Fees and Costs: In addition to fees for Additional Services, the Company will be billed for any reasonable expenses and costs relating to Services, including pre-engagement expenses. These charges will include transportation, lodging and meal cost for consultants. A 3% administrative charge is added to all invoices to cover administrative support to consultants, report preparation, telephone, photocopies, postage, and courier expense, which are not billed separately.

Rate Changes: Teraverde shall provide thirty days advance written notice to Company of any changes to Teraverde’s rates of professional fees and expenses. Unless the Company terminates this Agreement during such thirty-day period, the new rates shall apply at the end of such thirty-day period.

No offset: Company shall pay Teraverde, without deduction or offset, all invoices and any additional amounts set forth in any applicable SOW.

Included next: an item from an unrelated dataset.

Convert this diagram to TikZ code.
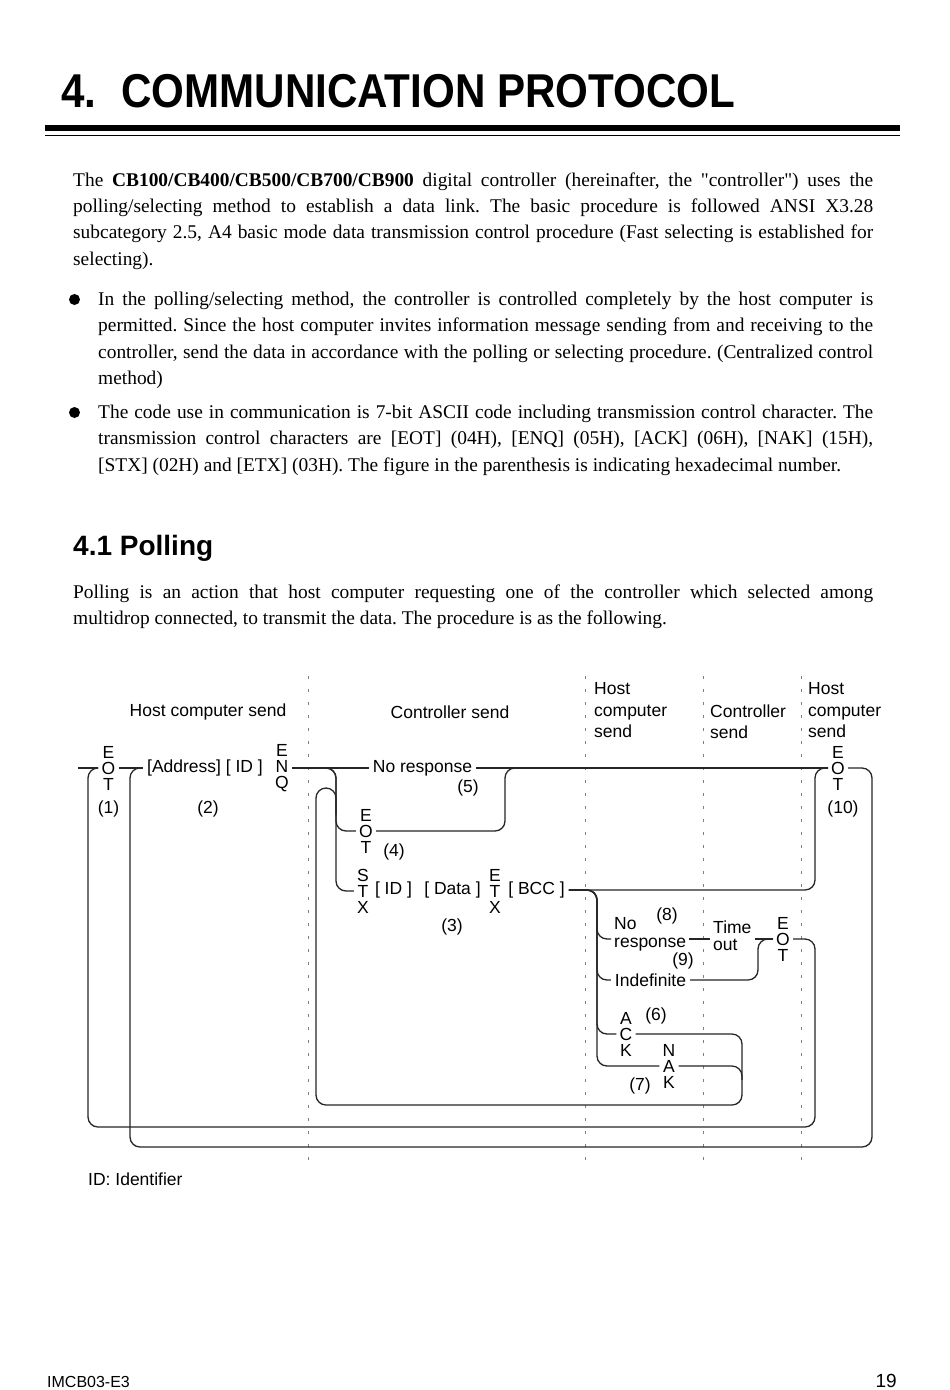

Suspension of Work: Teraverde’s continuing performance of Additional Services is conditioned upon Teraverde’s timely receipt of payment of all amounts from Company when due and any applicable work completion schedules may be immediately adjusted or services may be immediately suspended due to any late payments by Company.

Late Charges: Unless otherwise specified, all payments from Company for Additional Services shall be due within fifteen (15) days of the date of Teraverde’s invoice to Company. All payments not made when due by Company shall bear interest at a rate of one and one-half percent (1.5%) per month.

Taxes: Company shall pay any sales tax, tariff, duty or similar tax (and any related interest and penalties), however designed, imposed as a result of the existence or operation of this Agreement, excluding any income taxes of Teraverde.

Scope of Additional Services: In no event will Teraverde act in any management or decision-making capacity; rather it will assist and advise management. Teraverde will not provide legal or accounting Services. Any legal or accounting matters in connection with Additional Services should be reviewed by Company’s professional legal and accounting professionals.